++++ SUPPLIED DATA

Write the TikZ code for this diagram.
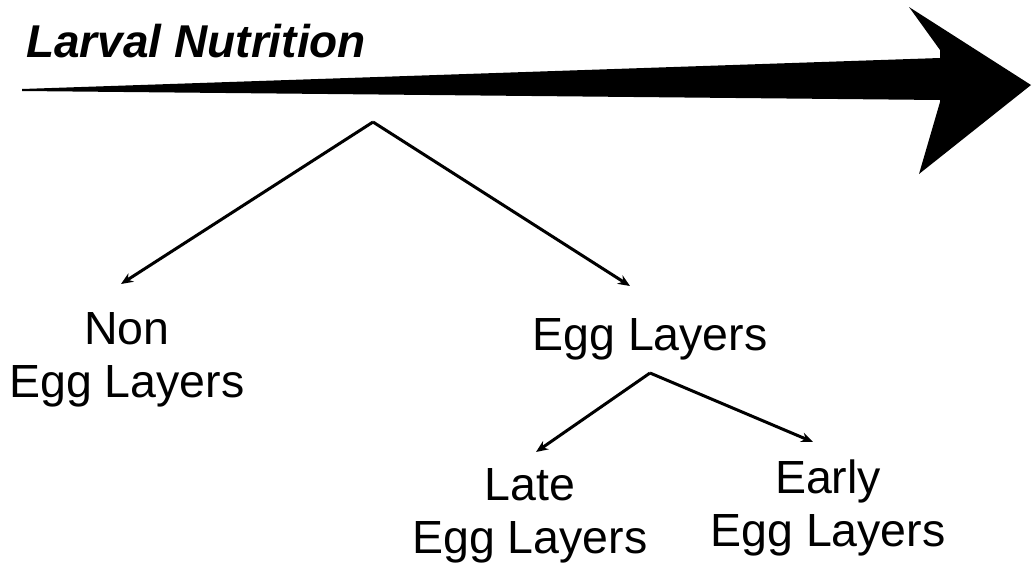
\documentclass[tikz,border=0pt]{standalone}
\usepackage{fontspec}
\setmainfont{Liberation Sans}
\usetikzlibrary{arrows.meta}
\begin{document}
\begin{tikzpicture}[x=1pt,y=-1pt,
  lbl/.style={font=\fontsize{46.5}{53}\selectfont, align=center, inner sep=0pt, anchor=north},
  conn/.style={line width=3pt, -{Stealth[length=12pt,width=10pt]}}]
\useasboundingbox (0,0) rectangle (1035,568);
% big arrow
\fill[black] (22,89) -- (940,58) -- (940,50) -- (909,7) -- (1031,85) -- (919,174)
  -- (940,102) -- (940,100) -- (22,91) -- cycle;
\node[font=\fontsize{46}{53}\selectfont\bfseries\itshape, inner sep=0pt, anchor=base west]
  (title) at (26,57) {Larval Nutrition};
% labels
\node[lbl] (non) at (127,312) {Non\\Egg Layers};
\node[lbl] (egg) at (650,318) {Egg Layers};
\node[lbl] (late) at (530,468) {Late\\Egg Layers};
\node[lbl] (early) at (828,460) {Early\\Egg Layers};
% connector ends
\coordinate (fork1) at (373,122);
\coordinate (in1) at (121,284);
\coordinate (in2) at (630,286);
\coordinate (fork2) at (650,373);
\coordinate (in3) at (536,452);
\coordinate (in4) at (813,442);
\draw[conn] (fork1) -- (in1);
\draw[conn] (fork1) -- (in2);
\draw[conn] (fork2) -- (in3);
\draw[conn] (fork2) -- (in4);
\end{tikzpicture}
\end{document}
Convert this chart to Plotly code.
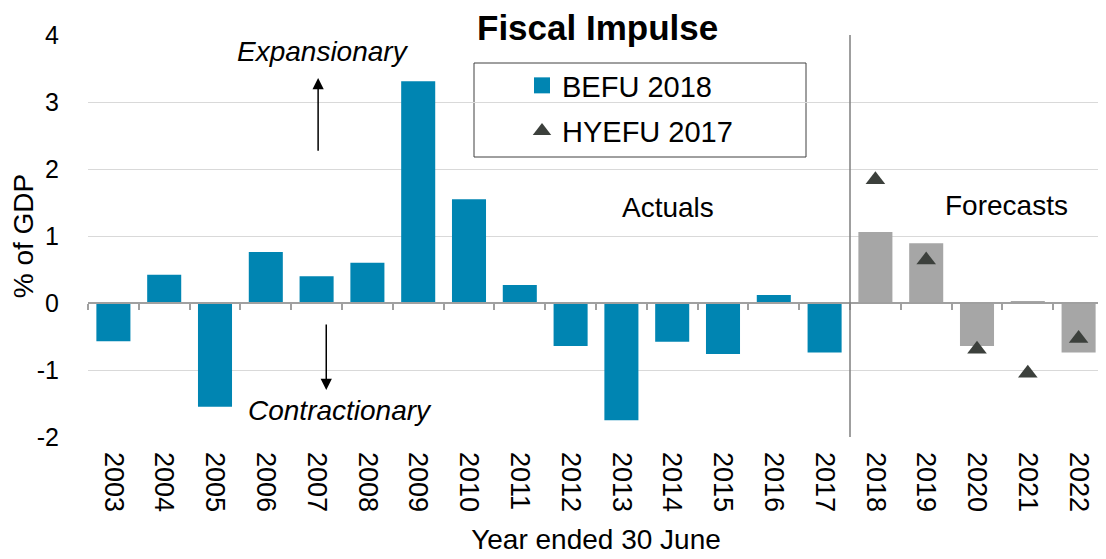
import plotly.graph_objects as go

# data (% of GDP, year ended 30 June)
years = [str(y) for y in range(2003, 2023)]
befu_2018 = [-0.57, 0.42, -1.55, 0.76, 0.40, 0.60, 3.31, 1.55, 0.27, -0.64,
             -1.75, -0.58, -0.76, 0.12, -0.74, 1.06, 0.89, -0.64, 0.02, -0.74]
hyefu_years = ['2018', '2019', '2020', '2021', '2022']
hyefu_2017 = [1.84, 0.64, -0.69, -1.05, -0.53]
n_actual = 15  # 2003-2017 actuals, 2018-2022 forecasts
y_ticks = [-2, -1, 0, 1, 2, 3, 4]
y_ticktext = [str(v) for v in y_ticks]  # plain hyphen minus, like the original

BLUE = '#0085B2'
GREY = '#A6A6A6'
DARK = '#3C403C'
FONT = 'Liberation Sans, Arial, sans-serif'

# plot area in page pixels (the page body adds 8px margin)
PL, PR, PT, PB = 88, 1104, 35, 437
PW, PH = PR - PL, PB - PT

bar_colors = [BLUE if i < n_actual else GREY for i in range(len(years))]

fig = go.Figure()

fig.add_trace(go.Bar(
    x=years, y=befu_2018, name='BEFU 2018',
    marker=dict(color=bar_colors, line=dict(width=0)),
    showlegend=False,
))

# legend entry with a bigger square than plotly's bar swatch
fig.add_trace(go.Scatter(
    x=[None], y=[None], name='BEFU 2018', mode='markers',
    marker=dict(symbol='square', size=16, color=BLUE),
    legendgroup='a',
))

fig.add_trace(go.Scatter(
    x=hyefu_years, y=hyefu_2017, name='HYEFU 2017', mode='markers',
    marker=dict(symbol='triangle-up', size=17, color=DARK),
    legendgroup='b',
))

# invisible trace so the zero-line axis (with boundary ticks) gets drawn
fig.add_trace(go.Scatter(
    x=list(range(len(years))), y=[0] * len(years), xaxis='x2',
    mode='lines', line=dict(width=0), showlegend=False, hoverinfo='skip',
))

# boundary between actuals and forecasts
fig.add_shape(type='line', xref='x', yref='paper',
              x0=n_actual - 0.5, x1=n_actual - 0.5, y0=0, y1=1,
              line=dict(color='#7F7F7F', width=1.5))

# legend frame
fig.add_shape(type='rect', xref='paper', yref='paper',
              x0=(474 - PL) / PW, x1=(806 - PL) / PW,
              y0=(PB - 157) / PH, y1=(PB - 63) / PH,
              line=dict(color='#404040', width=1), fillcolor='white', layer='below')

# white gap in the top gridline behind the title
fig.add_shape(type='rect', xref='paper', yref='paper',
              x0=(434 - PL) / PW, x1=(761 - PL) / PW,
              y0=(PB - 40) / PH, y1=(PB - 30) / PH,
              line=dict(width=0), fillcolor='white', layer='above')

ann_font = dict(family=FONT, size=28, color='black')
fig.add_annotation(x=4.13, y=3.75, text='<i>Expansionary</i>', showarrow=False, font=ann_font)
fig.add_annotation(x=4.46, y=-1.61, text='<i>Contractionary</i>', showarrow=False, font=ann_font)
fig.add_annotation(x=10.92, y=1.43, text='Actuals', showarrow=False, font=ann_font)
fig.add_annotation(x=17.59, y=1.46, text='Forecasts', showarrow=False, font=ann_font)

# direction arrows
fig.add_annotation(x=4.03, y=3.36, ax=4.03, ay=2.25, axref='x', ayref='y',
                   text='', showarrow=True, arrowhead=2, arrowsize=1.5,
                   arrowwidth=1.5, arrowcolor='black')
fig.add_annotation(x=4.19, y=-1.30, ax=4.19, ay=-0.30, axref='x', ayref='y',
                   text='', showarrow=True, arrowhead=2, arrowsize=1.5,
                   arrowwidth=1.5, arrowcolor='black')

# title
fig.add_annotation(x=(597 - PL) / PW, y=(PB - 28) / PH, xref='paper', yref='paper',
                   xanchor='center', yanchor='middle',
                   text='<b>Fiscal Impulse</b>', showarrow=False,
                   font=dict(family=FONT, size=35, color='black'), borderpad=0)

fig.update_layout(
    width=1106, height=559,
    margin=dict(l=PL - 8, r=1106 - PR + 8, t=PT - 8, b=559 - PB + 8, autoexpand=False),
    plot_bgcolor='white', paper_bgcolor='white',
    font=dict(family=FONT, color='black'),
    showlegend=True,
    barmode='overlay', bargap=0.33,
    legend=dict(x=(522 - PL) / PW, y=(PB - 60) / PH, xanchor='left', yanchor='top',
                bgcolor='rgba(0,0,0,0)', borderwidth=0,
                font=dict(family=FONT, size=29, color='black'),
                traceorder='grouped', tracegroupgap=5),
    xaxis=dict(
        type='category', range=[-0.5, len(years) - 0.5],
        tickangle=90, tickfont=dict(family=FONT, size=27, color='black'),
        ticklabelstandoff=14,
        showgrid=False, showline=False, ticks='', zeroline=False,
        title=dict(text='Year ended 30 June', font=dict(family=FONT, size=28, color='black'),
                   standoff=18),
    ),
    xaxis2=dict(
        overlaying='x', anchor='free', position=1 / 3, side='bottom',
        range=[-0.5, len(years) - 0.5],
        tickvals=[i - 0.5 for i in range(len(years) + 1)],
        ticks='outside', ticklen=6, tickcolor='#A0A0A0', tickwidth=1.5,
        showticklabels=False, showgrid=False, zeroline=False,
        showline=True, linecolor='#A0A0A0', linewidth=1.5,
    ),
    yaxis=dict(
        range=[-2, 4], tickvals=y_ticks, ticktext=y_ticktext, ticks='',
        showgrid=True, gridcolor='#D9D9D9', gridwidth=1.2,
        zeroline=False, showline=False,
        ticklabelstandoff=28,
        tickfont=dict(family=FONT, size=25, color='black'),
        title=dict(text='% of GDP', font=dict(family=FONT, size=28, color='black'),
                   standoff=6),
    ),
)

fig.write_html('out.html')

++++++++

» YOUR INSTRUCTIONS: Extract all lines that hold the word "code".

» FULL OUTPUT:
Write the TikZ code for this diagram.
Convert this chart to Plotly code.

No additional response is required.